In collaboration with the Japanese Canadian National Museum, Vancouver History Galleries provides a factual and unbiased look at the internment of Japanese-Canadians during World War II. A variety of perspectives are evidenced using primary source documents from the Royal Canadian Mounted Police, Department of Labour and the Department of the Secretary of State. Through these viewpoints, the plight of Japanese internment becomes a discussion point. Adding a further layer of reality to these documents of exclusion and confiscation without consent are the voices of those Japanese who experienced forced re-location. These testimonies of forced uprooting delivers an honest and reflective part to the World War II portion of the gallery. Visitors engage with both written and visual accounts, past and present, to assist in developing an understanding to a challenging moment in Canadian history. At the conclusion of the gallery, visitors leave a turbulent time in human history with the 1988 Government of Canada acknowledgement of the injustices imposed upon Japanese Canadians during this period of global conflict. It is good to provide opportunities to discuss these moments in our collective past. By having these types of provoking conversations in museums, Vancouver, and Canada as a whole, can thrive in an internationally integrated world and facilitate meaningful intercultural understanding.

At the conclusion of the Vancouver History Galleries, neon lights and music change the reflective wartime tone and trumpet in an exciting future for Vancouver through to the 1970s. Immersive and tactile exhibition design continues by evoking the senses. Visitors can take a seat in a downtown 50’s inspired diner in the 1950s: The Fifties Gallery, listen to local 60’s bands, and watch urban plans to change how people will live in a future Vancouver in the final history gallery, 1960s-1970s: You Say You Want A Revolution. The modern era of Vancouver’s development spoils visitors with choice as they wander through these exciting decades. It is common to hear visitors share stories and relate to challenges Vancouver faced in its social, environmental, political and economic development. Entry points are ample with mega objects, anecdotes from the time and didactics. 

Vancouver History Galleries leaves the visitor spoiled with choice.
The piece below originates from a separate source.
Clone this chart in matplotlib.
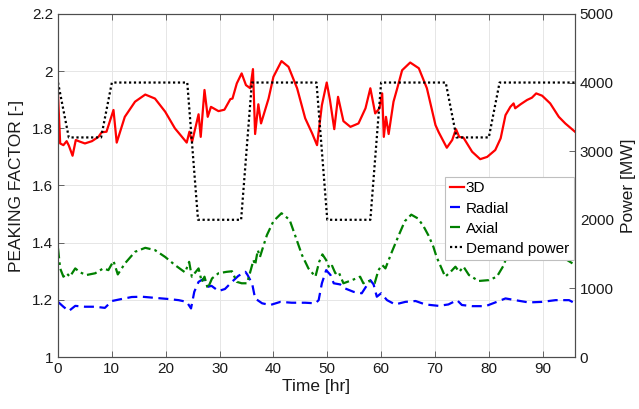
import matplotlib
matplotlib.use("Agg")
import matplotlib.pyplot as plt

plt.rcParams['font.family'] = ['Liberation Sans', 'DejaVu Sans']

# ---- data ----
t_3d = [0, 0.4, 1.0, 1.6, 2.0, 2.7, 3.3, 4.1, 5.0, 6.3, 7.5, 8.1, 9.0, 10.3, 10.9,
        12.4, 14.3, 16.2, 18.0, 19.9, 21.7, 23.9, 24.4, 24.9, 26.1, 26.5, 27.2, 27.8,
        28.4, 29.8, 30.9, 32.0, 32.4, 33.2, 34.1, 34.9, 35.7, 36.2, 36.6, 37.2, 37.7,
        39.1, 40.0, 41.5, 42.8, 44.4, 45.9, 47.2, 48.1, 49.0, 49.9, 50.5, 51.3, 52.0,
        53.0, 54.3, 55.8, 57.1, 58.0, 58.9, 59.7, 60.2, 60.5, 60.9, 61.4, 62.3, 63.0,
        63.9, 65.4, 67.0, 68.5, 70.1, 70.7, 72.2, 73.2, 73.9, 74.5, 75.3, 76.9, 78.4,
        79.7, 81.2, 82.2, 83.1, 84.0, 84.6, 84.9, 85.9, 87.1, 88.0, 88.8, 89.9, 91.4,
        93.0, 94.2, 96.0]
pf_3d = [1.916, 1.747, 1.741, 1.755, 1.740, 1.704, 1.759, 1.753, 1.747, 1.755, 1.770,
         1.786, 1.788, 1.864, 1.750, 1.840, 1.893, 1.918, 1.904, 1.858, 1.800, 1.750,
         1.788, 1.753, 1.849, 1.770, 1.934, 1.840, 1.875, 1.860, 1.865, 1.902, 1.904,
         1.957, 1.992, 1.951, 1.940, 2.007, 1.780, 1.884, 1.817, 1.904, 1.980, 2.035,
         2.015, 1.940, 1.835, 1.782, 1.741, 1.881, 1.960, 1.899, 1.797, 1.910, 1.825,
         1.805, 1.817, 1.870, 1.940, 1.852, 1.870, 1.922, 1.770, 1.840, 1.780, 1.893,
         1.940, 2.003, 2.030, 2.010, 1.940, 1.811, 1.786, 1.732, 1.759, 1.797, 1.770,
         1.767, 1.718, 1.692, 1.700, 1.724, 1.765, 1.846, 1.875, 1.887, 1.870, 1.884,
         1.899, 1.907, 1.922, 1.914, 1.887, 1.840, 1.817, 1.788]

t_rad = [0, 1.0, 2.0, 3.2, 5.0, 6.9, 8.7, 10.0, 11.8, 13.7, 15.6, 18.0, 20.5, 22.4,
         23.9, 24.7, 25.3, 26.1, 27.0, 27.9, 28.5, 29.8, 31.0, 32.3, 33.5, 34.8, 35.2,
         35.7, 36.1, 36.6, 37.9, 39.4, 41.3, 43.4, 45.9, 47.8, 48.4, 49.0, 49.8, 50.6,
         51.2, 52.4, 53.3, 54.9, 56.4, 57.4, 58.0, 58.6, 59.2, 60.0, 61.1, 62.6, 64.5,
         66.4, 68.2, 70.7, 72.5, 74.1, 75.0, 76.9, 79.4, 81.2, 83.1, 84.9, 87.4, 89.9,
         92.4, 94.9, 96.0]
pf_rad = [1.193, 1.176, 1.161, 1.179, 1.176, 1.176, 1.172, 1.196, 1.203, 1.210, 1.211,
          1.207, 1.203, 1.199, 1.193, 1.170, 1.228, 1.263, 1.273, 1.246, 1.249, 1.231,
          1.238, 1.263, 1.284, 1.298, 1.287, 1.269, 1.252, 1.205, 1.188, 1.182, 1.193,
          1.190, 1.190, 1.188, 1.199, 1.258, 1.304, 1.287, 1.258, 1.254, 1.240, 1.228,
          1.223, 1.252, 1.269, 1.254, 1.211, 1.223, 1.199, 1.184, 1.193, 1.196, 1.184,
          1.179, 1.184, 1.199, 1.182, 1.178, 1.178, 1.191, 1.205, 1.199, 1.191, 1.193,
          1.199, 1.199, 1.188]

t_ax = [0, 0.4, 1.0, 1.6, 2.2, 3.2, 4.1, 5.3, 6.9, 8.4, 9.35, 10.3, 11.1, 12.45, 14.3,
        16.2, 18.0, 19.9, 21.7, 23.6, 24.35, 24.85, 26.1, 26.7, 27.2, 27.8, 28.6, 29.8,
        31.3, 32.3, 33.2, 34.1, 35.1, 35.7, 36.3, 36.6, 37.1, 37.5, 38.2, 38.8, 40.0,
        41.5, 43.0, 44.0, 45.3, 46.5, 47.8, 48.5, 49.1, 49.8, 50.4, 50.9, 51.5, 52.1,
        53.0, 54.6, 56.1, 56.7, 57.7, 58.8, 59.5, 60.2, 60.8, 61.4, 62.0, 63.3, 64.4,
        65.6, 66.8, 67.8, 68.8, 69.7, 70.3, 71.9, 72.9, 73.8, 74.5, 75.3, 76.3, 78.1,
        80.0, 81.5, 82.8, 84.0, 85.5, 87.0, 88.5, 90.0, 91.5, 92.8, 94.5, 96.0]
pf_ax = [1.380, 1.310, 1.281, 1.293, 1.281, 1.310, 1.296, 1.287, 1.293, 1.310, 1.304,
         1.336, 1.289, 1.328, 1.368, 1.382, 1.374, 1.350, 1.322, 1.296, 1.333, 1.281,
         1.310, 1.263, 1.281, 1.240, 1.275, 1.293, 1.298, 1.300, 1.263, 1.258, 1.258,
         1.298, 1.339, 1.322, 1.374, 1.350, 1.392, 1.427, 1.475, 1.503, 1.480, 1.427,
         1.357, 1.310, 1.281, 1.333, 1.359, 1.339, 1.310, 1.319, 1.293, 1.298, 1.258,
         1.269, 1.281, 1.258, 1.266, 1.258, 1.304, 1.322, 1.310, 1.339, 1.368, 1.427,
         1.475, 1.498, 1.485, 1.460, 1.425, 1.386, 1.350, 1.281, 1.298, 1.316, 1.298,
         1.316, 1.287, 1.266, 1.269, 1.281, 1.322, 1.392, 1.430, 1.445, 1.440, 1.420,
         1.395, 1.374, 1.340, 1.322]

t_dem = [0, 2, 8, 10, 24, 26, 34, 36, 48, 50, 58, 60, 72, 74, 80, 82, 96]
p_dem = [4000, 3200, 3200, 4000, 4000, 2000, 2000, 4000, 4000, 2000, 2000, 4000,
         4000, 3200, 3200, 4000, 4000]

labels = ['3D', 'Radial', 'Axial', 'Demand power']
x_ticks = list(range(0, 100, 10))
y_ticks = [1, 1.2, 1.4, 1.6, 1.8, 2, 2.2]
y_ticklabels = ['1', '1.2', '1.4', '1.6', '1.8', '2', '2.2']
y2_ticks = [0, 1000, 2000, 3000, 4000, 5000]

# ---- plot ----
fig = plt.figure(figsize=(6.39, 4.09), dpi=100)
ax = fig.add_axes([0.0908, 0.127, 0.809, 0.839])
ax2 = ax.twinx()

axcol = '0.3'
l1, = ax.plot(t_3d, pf_3d, color='#ff0000', lw=1.6, solid_joinstyle='round')
l2, = ax.plot(t_rad, pf_rad, color='#0000ff', lw=1.6, ls=(0, (4.5, 2.5)))
l3, = ax.plot(t_ax, pf_ax, color='#008000', lw=1.6, ls=(0, (4.5, 1.8, 1.2, 1.8)))
l4, = ax2.plot(t_dem, p_dem, color='black', lw=1.6, ls=(0, (1, 1.2)))

ax.set_xlim(0, 96)
ax.set_ylim(1, 2.2)
ax2.set_ylim(0, 5000)
ax.set_xticks(x_ticks)
ax.set_yticks(y_ticks)
ax.set_yticklabels(y_ticklabels)
ax2.set_yticks(y2_ticks)
ax.grid(True, color='#e6e6e6', lw=0.7)
ax.set_axisbelow(True)

for a in (ax, ax2):
    for s in a.spines.values():
        s.set_color(axcol)
        s.set_linewidth(0.8)
    a.tick_params(direction='in', length=4, width=0.6, colors=axcol,
                  labelsize=11, labelcolor='#1a1a1a')
ax.tick_params(axis='x', top=True)

ax.set_xlabel('Time [hr]', fontsize=12.5, color='#1a1a1a', labelpad=2)
ax.set_ylabel('PEAKING FACTOR [-]', fontsize=12.5, color='#1a1a1a', labelpad=6)
ax2.set_ylabel('Power [MW]', fontsize=12.5, color='#1a1a1a', labelpad=5)

leg = ax2.legend([l1, l2, l3, l4], labels, loc='upper left',
                 bbox_to_anchor=(0.749, 0.525), borderaxespad=0, fontsize=11,
                 handlelength=0.9, handletextpad=0.15, labelspacing=0.4,
                 borderpad=0.3, fancybox=False, framealpha=1, edgecolor='0.75')
leg.get_frame().set_linewidth(0.8)

fig.savefig('out.png', dpi=100)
Whether discovering Vancouver for the first time or re-discovering a long loved city, the curatorial voice is one that provides the sparks to provoke memory and discussion. There is an energetic plot to the Vancouver story that animates the past, present and future of the city. Conversation is echoed throughout the exhibition and there are ample opportunities for visitors to engage with the historical content being displayed.